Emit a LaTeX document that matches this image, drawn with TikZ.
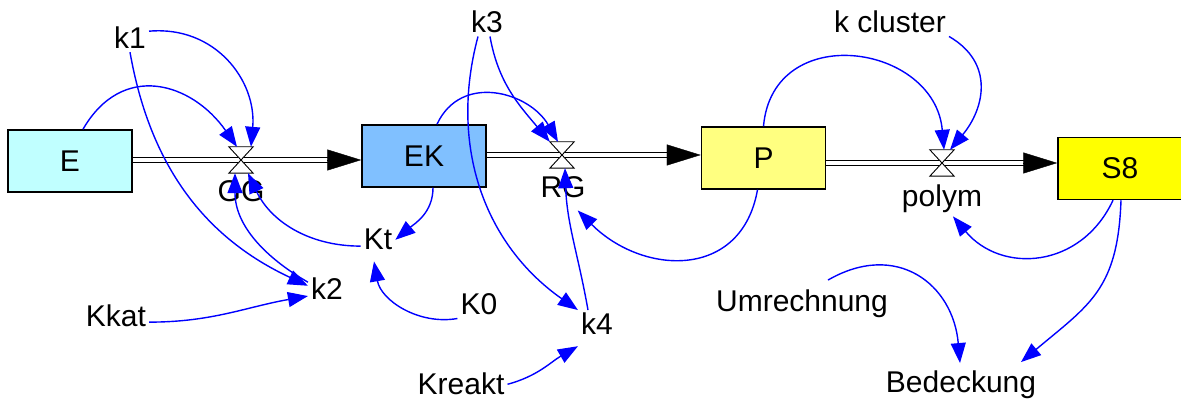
\documentclass[tikz,border=0pt]{standalone}
\usepackage{fontspec}
\setmainfont{Liberation Sans}
\usetikzlibrary{arrows.meta,calc}

\definecolor{fillE}{RGB}{192,255,255}
\definecolor{fillEK}{RGB}{128,192,255}
\definecolor{fillP}{RGB}{255,255,128}
\definecolor{fillS}{RGB}{255,255,0}

\begin{document}
\begin{tikzpicture}[x=1pt,y=1pt,
  every node/.style={font=\fontsize{30}{36}\selectfont},
  stock/.style={draw=black,line width=1.5pt,minimum width=124pt,minimum height=62pt,inner sep=0pt},
  valve/.style={minimum width=24pt,minimum height=26pt,inner sep=0pt},
  aux/.style={anchor=base,inner sep=3pt},
  link/.style={draw=blue,line width=1.4pt,-{Triangle[length=20pt,width=15pt]}},
  pipe/.style={draw=black,double=white,double distance=3.6pt,line width=1.3pt},
  pipetip/.style={draw=black,line width=0.4pt,-{Triangle[length=34pt,width=21pt]}}]
\useasboundingbox (0,0) rectangle (1181,401);

\node[stock,fill=fillE] (E) at (70,240) {E};
\node[stock,fill=fillEK] (EK) at (424,245) {EK};
\node[stock,fill=fillP] (P) at (763.5,243) {P};
\node[stock,fill=fillS] (S8) at (1120,232.5) {S8};

\node[valve] (GG) at (241,241) {};
\node[valve] (RG) at (562,246) {};
\node[valve] (polym) at (942,238) {};

\node[aux] (GGtext) at (241,199) {GG};
\node[aux] (RGtext) at (563,203) {RG};
\node[aux] (polymtext) at (942,194) {polym};

\node[aux] (k1) at (130,352) {k1};
\node[aux] (k2) at (327,101) {k2};
\node[aux] (Kkat) at (116,74) {Kkat};
\node[aux] (Kt) at (378,151) {Kt};
\node[aux] (K0) at (479,86) {K0};
\node[aux] (k3) at (487,368) {k3};
\node[aux] (k4) at (597,66) {k4};
\node[aux] (Kreakt) at (461,6) {Kreakt};
\node[aux] (kcluster) at (890,368) {k cluster};
\node[aux] (Umr) at (802,89) {Umrechnung};
\node[aux] (Bed) at (961,8) {Bedeckung};

% pipes
\draw[pipe] (E.east |- GG) -- ($(EK.west |- GG)+(-33,0)$);
\draw[pipetip] ($(EK.west |- GG)+(-34,0)$) -- (EK.west |- GG);
\draw[pipe] (EK.east |- RG) -- ($(P.west |- RG)+(-33,0)$);
\draw[pipetip] ($(P.west |- RG)+(-34,0)$) -- (P.west |- RG);
\draw[pipe] (P.east |- polym) -- ($(S8.west |- polym)+(-33,0)$);
\draw[pipetip] ($(S8.west |- polym)+(-34,0)$) -- (S8.west |- polym);

% valves
\filldraw[fill=white,line width=0.9pt] (GG.north west) -- (GG.north east) -- (GG.south west) -- (GG.south east) -- cycle;
\filldraw[fill=white,line width=0.9pt] (RG.north west) -- (RG.north east) -- (RG.south west) -- (RG.south east) -- cycle;
\filldraw[fill=white,line width=0.9pt] (polym.north west) -- (polym.north east) -- (polym.south west) -- (polym.south east) -- cycle;

% links
\path (k1.20) edge[link,out=5,in=85,looseness=1.1] ([xshift=10pt]GG.north);
\path ([xshift=13pt]E.north) edge[link,out=60,in=125,looseness=1.3] ([xshift=-4pt]GG.north);
\path (k1.south) edge[link,out=-80,in=155] (k2.170);
\path (k2.160) edge[link,out=150,in=-90] ([xshift=-6pt]GG.south);
\path (Kt.200) edge[link,out=180,in=-65] ([xshift=7pt]GG.south);
\path (Kkat.-10) edge[link,out=0,in=190] (k2.200);
\path ([xshift=9pt]EK.south) edge[link,out=-90,in=40] (Kt.east);
\path (K0.south west) edge[link,out=190,in=-80] ([shift={(-4pt,-8pt)}]Kt.south);
\path ([xshift=13pt]EK.north) edge[link,out=65,in=120,looseness=1.2] ([xshift=-4pt]RG.north);
\path ([xshift=3pt]k3.south) edge[link,out=-80,in=130] (RG.north west);
\path ([xshift=-9pt]k3.south) edge[link,out=-105,in=145] (k4.north west);
\path ([xshift=-9pt]k4.north) edge[link,out=100,in=-88] ([xshift=3pt]RG.south);
\path (Kreakt.east) edge[link,out=15,in=210] ([yshift=-8pt]k4.south west);
\path ([xshift=-6pt]P.south) edge[link,out=-100,in=-45,looseness=1.3] ([shift={(-11pt,-9pt)}]RGtext.south east);
\path (P.north) edge[link,out=85,in=95,looseness=1.5] ([xshift=2pt]polym.north);
\path (kcluster.south east) edge[link,out=-30,in=50,looseness=1.2] ([xshift=8pt]polym.north);
\path ([xshift=-7pt]S8.south) edge[link,out=-115,in=-50,looseness=1.2] ([xshift=11pt]polymtext.south);
\path ([xshift=1pt]S8.south) edge[link,out=-92,in=40,looseness=1.2] ([shift={(60pt,6pt)}]Bed.north);
\path ([shift={(26pt,7pt)}]Umr.north) edge[link,out=30,in=95,looseness=1.3] ([shift={(-1pt,5pt)}]Bed.north);
\end{tikzpicture}
\end{document}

====

*DIRECTIVE*
All of the material above needs to be restated exactly, with no pictures.

*SOLUTION FOR THIS EXERCISE*
Emit a LaTeX document that matches this image, drawn with TikZ.
\documentclass[tikz,border=0pt]{standalone}
\usepackage{fontspec}
\setmainfont{Liberation Sans}
\usetikzlibrary{arrows.meta,calc}

\definecolor{fillE}{RGB}{192,255,255}
\definecolor{fillEK}{RGB}{128,192,255}
\definecolor{fillP}{RGB}{255,255,128}
\definecolor{fillS}{RGB}{255,255,0}

\begin{document}
\begin{tikzpicture}[x=1pt,y=1pt,
  every node/.style={font=\fontsize{30}{36}\selectfont},
  stock/.style={draw=black,line width=1.5pt,minimum width=124pt,minimum height=62pt,inner sep=0pt},
  valve/.style={minimum width=24pt,minimum height=26pt,inner sep=0pt},
  aux/.style={anchor=base,inner sep=3pt},
  link/.style={draw=blue,line width=1.4pt,-{Triangle[length=20pt,width=15pt]}},
  pipe/.style={draw=black,double=white,double distance=3.6pt,line width=1.3pt},
  pipetip/.style={draw=black,line width=0.4pt,-{Triangle[length=34pt,width=21pt]}}]
\useasboundingbox (0,0) rectangle (1181,401);

\node[stock,fill=fillE] (E) at (70,240) {E};
\node[stock,fill=fillEK] (EK) at (424,245) {EK};
\node[stock,fill=fillP] (P) at (763.5,243) {P};
\node[stock,fill=fillS] (S8) at (1120,232.5) {S8};

\node[valve] (GG) at (241,241) {};
\node[valve] (RG) at (562,246) {};
\node[valve] (polym) at (942,238) {};

\node[aux] (GGtext) at (241,199) {GG};
\node[aux] (RGtext) at (563,203) {RG};
\node[aux] (polymtext) at (942,194) {polym};

\node[aux] (k1) at (130,352) {k1};
\node[aux] (k2) at (327,101) {k2};
\node[aux] (Kkat) at (116,74) {Kkat};
\node[aux] (Kt) at (378,151) {Kt};
\node[aux] (K0) at (479,86) {K0};
\node[aux] (k3) at (487,368) {k3};
\node[aux] (k4) at (597,66) {k4};
\node[aux] (Kreakt) at (461,6) {Kreakt};
\node[aux] (kcluster) at (890,368) {k cluster};
\node[aux] (Umr) at (802,89) {Umrechnung};
\node[aux] (Bed) at (961,8) {Bedeckung};

% pipes
\draw[pipe] (E.east |- GG) -- ($(EK.west |- GG)+(-33,0)$);
\draw[pipetip] ($(EK.west |- GG)+(-34,0)$) -- (EK.west |- GG);
\draw[pipe] (EK.east |- RG) -- ($(P.west |- RG)+(-33,0)$);
\draw[pipetip] ($(P.west |- RG)+(-34,0)$) -- (P.west |- RG);
\draw[pipe] (P.east |- polym) -- ($(S8.west |- polym)+(-33,0)$);
\draw[pipetip] ($(S8.west |- polym)+(-34,0)$) -- (S8.west |- polym);

% valves
\filldraw[fill=white,line width=0.9pt] (GG.north west) -- (GG.north east) -- (GG.south west) -- (GG.south east) -- cycle;
\filldraw[fill=white,line width=0.9pt] (RG.north west) -- (RG.north east) -- (RG.south west) -- (RG.south east) -- cycle;
\filldraw[fill=white,line width=0.9pt] (polym.north west) -- (polym.north east) -- (polym.south west) -- (polym.south east) -- cycle;

% links
\path (k1.20) edge[link,out=5,in=85,looseness=1.1] ([xshift=10pt]GG.north);
\path ([xshift=13pt]E.north) edge[link,out=60,in=125,looseness=1.3] ([xshift=-4pt]GG.north);
\path (k1.south) edge[link,out=-80,in=155] (k2.170);
\path (k2.160) edge[link,out=150,in=-90] ([xshift=-6pt]GG.south);
\path (Kt.200) edge[link,out=180,in=-65] ([xshift=7pt]GG.south);
\path (Kkat.-10) edge[link,out=0,in=190] (k2.200);
\path ([xshift=9pt]EK.south) edge[link,out=-90,in=40] (Kt.east);
\path (K0.south west) edge[link,out=190,in=-80] ([shift={(-4pt,-8pt)}]Kt.south);
\path ([xshift=13pt]EK.north) edge[link,out=65,in=120,looseness=1.2] ([xshift=-4pt]RG.north);
\path ([xshift=3pt]k3.south) edge[link,out=-80,in=130] (RG.north west);
\path ([xshift=-9pt]k3.south) edge[link,out=-105,in=145] (k4.north west);
\path ([xshift=-9pt]k4.north) edge[link,out=100,in=-88] ([xshift=3pt]RG.south);
\path (Kreakt.east) edge[link,out=15,in=210] ([yshift=-8pt]k4.south west);
\path ([xshift=-6pt]P.south) edge[link,out=-100,in=-45,looseness=1.3] ([shift={(-11pt,-9pt)}]RGtext.south east);
\path (P.north) edge[link,out=85,in=95,looseness=1.5] ([xshift=2pt]polym.north);
\path (kcluster.south east) edge[link,out=-30,in=50,looseness=1.2] ([xshift=8pt]polym.north);
\path ([xshift=-7pt]S8.south) edge[link,out=-115,in=-50,looseness=1.2] ([xshift=11pt]polymtext.south);
\path ([xshift=1pt]S8.south) edge[link,out=-92,in=40,looseness=1.2] ([shift={(60pt,6pt)}]Bed.north);
\path ([shift={(26pt,7pt)}]Umr.north) edge[link,out=30,in=95,looseness=1.3] ([shift={(-1pt,5pt)}]Bed.north);
\end{tikzpicture}
\end{document}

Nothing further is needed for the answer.